Whether we’re a GP or a pharmacist, we’re probably used to it by now. Flu wars, I mean. That’s what should be an annual co-ordinated public health effort to vaccinate the vulnerable, turned into what could be seen as an unseemly, barely professional and financially driven patient-grab.
Neither side is proud of this annual event, but it’s what we’re reduced to when the powers-that-be convert clinical care into a competition.
There are added considerations this year, and they could make the annual skirmishes rather more complicated. In fact, the way things are going, GPs and pharmacists could end up fighting each other with one arm, while fending off patients with the other. Because several fronts are combining to create the perfect flu-jab storm.

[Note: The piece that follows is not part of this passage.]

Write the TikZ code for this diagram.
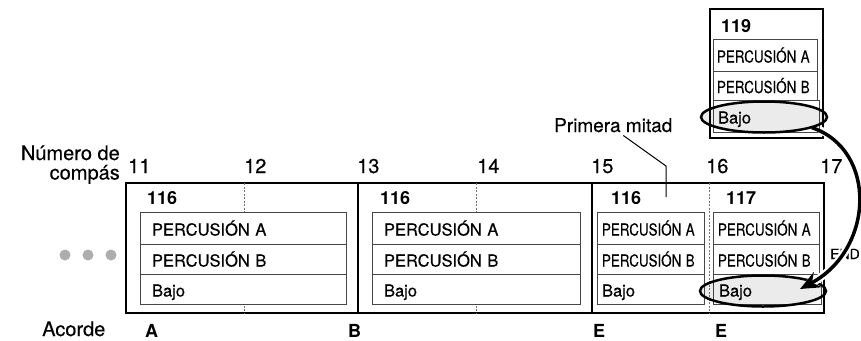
\documentclass[tikz,border=0pt]{standalone}
\usepackage{fontspec}
\setmainfont{TeX Gyre Heros}[UprightFeatures={FakeBold=0.3}]
\usepackage{graphicx}
\usetikzlibrary{shapes.geometric,arrows.meta}
\newcommand\mylbl{\fontsize{20}{14}\selectfont}
\newcommand\mybox{\fontsize{16.5}{18}\selectfont}
\newcommand\mynum{\fontsize{18}{18}\selectfont\bfseries}
\newcommand\mycnd[1]{\scalebox{0.81}[1]{#1}}
\begin{document}
\begin{tikzpicture}[x=1pt,y=-1pt,
  seg/.style={draw=black, line width=1.6pt, anchor=north west, inner sep=0pt, outer sep=0pt},
  bar/.style={draw=black!55, line width=0.8pt, dash pattern=on 2pt off 1.5pt},
  rowbox/.style={draw=black!72, line width=0.9pt, fill=white, anchor=north west, inner ysep=0pt, outer sep=0pt, align=left, font=\mybox, text height=15pt, text depth=0pt},
  tnum/.style={anchor=base west, inner sep=0pt, font=\mynum},
  lbl/.style={inner sep=0pt, font=\mylbl},
  hl/.style={ellipse, draw=black, line width=2.5pt, fill=black!8, blend mode=multiply, minimum width=126pt, minimum height=31pt, inner sep=0pt},
  dot/.style={circle, fill=black!32, minimum size=11pt, inner sep=0pt},
  halo/.style={draw=white, line width=8pt},
  bigarrow/.style={draw=black, line width=3.5pt}
]
\useasboundingbox (0,0) rectangle (861,340);

% measure frames
\node[seg, minimum width=232pt, minimum height=130pt] (s1) at (126,183) {};
\node[seg, minimum width=234pt, minimum height=130pt] (s2) at (358,183) {};
\node[seg, minimum width=232pt, minimum height=130pt] (s3) at (592,183) {};
\node[seg, minimum width=113pt, minimum height=129pt] (s4) at (710,9) {};

% dashed beat lines
\draw[bar] ([xshift=2pt]s1.north) -- ([xshift=2pt]s1.south);
\draw[bar] ([xshift=1pt]s2.north) -- ([xshift=1pt]s2.south);
\draw[bar] ([xshift=1pt]s3.north) -- ([xshift=1pt]s3.south);

% segment 1 rows
\node[rowbox, text width=182pt, inner xsep=12pt, minimum height=32pt] (a1) at (140,212) {PERCUSIÓN A};
\node[rowbox, text width=182pt, inner xsep=12pt, minimum height=30pt] (a2) at (140,244) {PERCUSIÓN B};
\node[rowbox, text width=182pt, inner xsep=12pt, minimum height=30pt] (a3) at (140,274) {Bajo};
% segment 2 rows
\node[rowbox, text width=184pt, inner xsep=12pt, minimum height=32pt] (b1) at (372,212) {PERCUSIÓN A};
\node[rowbox, text width=184pt, inner xsep=12pt, minimum height=30pt] (b2) at (372,244) {PERCUSIÓN B};
\node[rowbox, text width=184pt, inner xsep=12pt, minimum height=30pt] (b3) at (372,274) {Bajo};
% segment 3a rows
\node[rowbox, text width=97pt, inner xsep=5pt, minimum height=32pt] (c1) at (597,212) {\mycnd{PERCUSIÓN A}};
\node[rowbox, text width=97pt, inner xsep=5pt, minimum height=30pt] (c2) at (597,244) {\mycnd{PERCUSIÓN B}};
\node[rowbox, text width=97pt, inner xsep=5pt, minimum height=30pt] (c3) at (597,274) {Bajo};
% segment 3b rows
\node[rowbox, text width=96pt, inner xsep=5pt, minimum height=32pt] (d1) at (713,212) {\mycnd{PERCUSIÓN A}};
\node[rowbox, text width=96pt, inner xsep=5pt, minimum height=30pt] (d2) at (713,244) {\mycnd{PERCUSIÓN B}};
\node[rowbox, text width=96pt, inner xsep=6pt, minimum height=30pt] (d3) at (713,274) {Bajo};
% top block rows
\node[rowbox, text width=96pt, inner xsep=4pt, minimum height=32pt] (t1) at (713,39) {\mycnd{PERCUSIÓN A}};
\node[rowbox, text width=96pt, inner xsep=4pt, minimum height=29pt] (t2) at (713,71) {\mycnd{PERCUSIÓN B}};
\node[rowbox, text width=96pt, inner xsep=5pt, minimum height=32pt] (t3) at (713,100) {Bajo};

% pattern numbers
\node[tnum] (p1) at (147,204) {116};
\node[tnum] (p2) at (380,204) {116};
\node[tnum] (p3) at (611,204) {116};
\node[tnum] (p4) at (726,204) {117};
\node[tnum] (p5) at (721,32) {119};

% highlight ellipses
\node[hl] (eT) at (764,117) {};
\node[hl] (eB) at (763,291) {};

% END label
\node[anchor=base west, inner sep=0pt, font=\fontsize{14}{14}\selectfont] (endl) at (830,259) {END};

% curved arrow with white halo
\draw[halo, shorten <=8pt, -{Stealth[length=20pt,width=17pt]}] ([xshift=-2pt]eT.-12) .. controls (878,150) and (874,250) .. ([xshift=37pt,yshift=2pt]eB.center);
\draw[bigarrow, -{Stealth[length=20pt,width=17pt]}] ([xshift=-2pt]eT.-12) .. controls (878,150) and (874,250) .. ([xshift=37pt,yshift=2pt]eB.center);

% measure numbers
\node[lbl, anchor=base west] (m11) at (128,173) {11};
\node[lbl, anchor=base west] (m12) at (244,173) {12};
\node[lbl, anchor=base west] (m13) at (357,173) {13};
\node[lbl, anchor=base west] (m14) at (477,173) {14};
\node[lbl, anchor=base west] (m15) at (591,173) {15};
\node[lbl, anchor=base west] (m16) at (706,173) {16};
\node[lbl, anchor=base west] (m17) at (820,173) {17};

% left labels
\node[lbl, anchor=base east] (nl1) at (120,160) {Número de};
\node[lbl, anchor=base east] (nl2) at (120,179.5) {compás};
\node[lbl, anchor=base west] (acl) at (42,336) {Acorde};

% chords
\node[tnum] (chA) at (145,337) {A};
\node[tnum] (chB) at (348,337) {B};
\node[tnum] (chE1) at (593,337) {E};
\node[tnum] (chE2) at (715,337) {E};

% dots
\node[dot] (dt1) at (65,255) {};
\node[dot] (dt2) at (88,255) {};
\node[dot] (dt3) at (111,255) {};

% Primera mitad leader
\node[lbl, anchor=base west, font=\fontsize{19}{19}\selectfont] (pm) at (554,132) {Primera mitad};
\coordinate (pmk) at (666,166);
\coordinate (pme) at (666,197);
\draw[line width=1pt] ([xshift=10pt,yshift=-3pt]pm.south) -- (pmk) -- (pme);
\end{tikzpicture}
\end{document}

First, there has been a worldwide surge in demand leading to a potential vaccine shortage. Second, mid/post-Covid, public interest and uptake is likely to soar. And third, there are rumours that, very late in the day, the age criteria for the flu jab may be lowered from 65 to 50.
So, at least we’re spared the annual angst about potential over-ordering. If the storm does hit, the flu jab cupboard could be bare within a month or two. Of course, we’ll get government reassurances about there being adequate supply. Presumably, the huge number of extra flu jabs required will be sourced from the same magic tree that have proved so reliable in growing PPE, antigen tests and money.
To avoid fisticuffs with furious, flu-jab-deprived patients, we’ll have to devise some kind of rationing system, because that’s the inevitable outcome when demand outstrips supply.
Or rather, let’s hope the Government does this, once it realises that it’s managed to stoke demand and stimulate unrealistic expectations. That way, unjabbed patients can blame politicians rather than primary care.
And while they’re at it, maybe the Government could inject some organisational common sense into the entire flu jab-fest by scrapping the need for us to compete for patients. Because this year, pharmacists and GPs are simply too knackered from fighting Covid-19 to bother with fighting each other.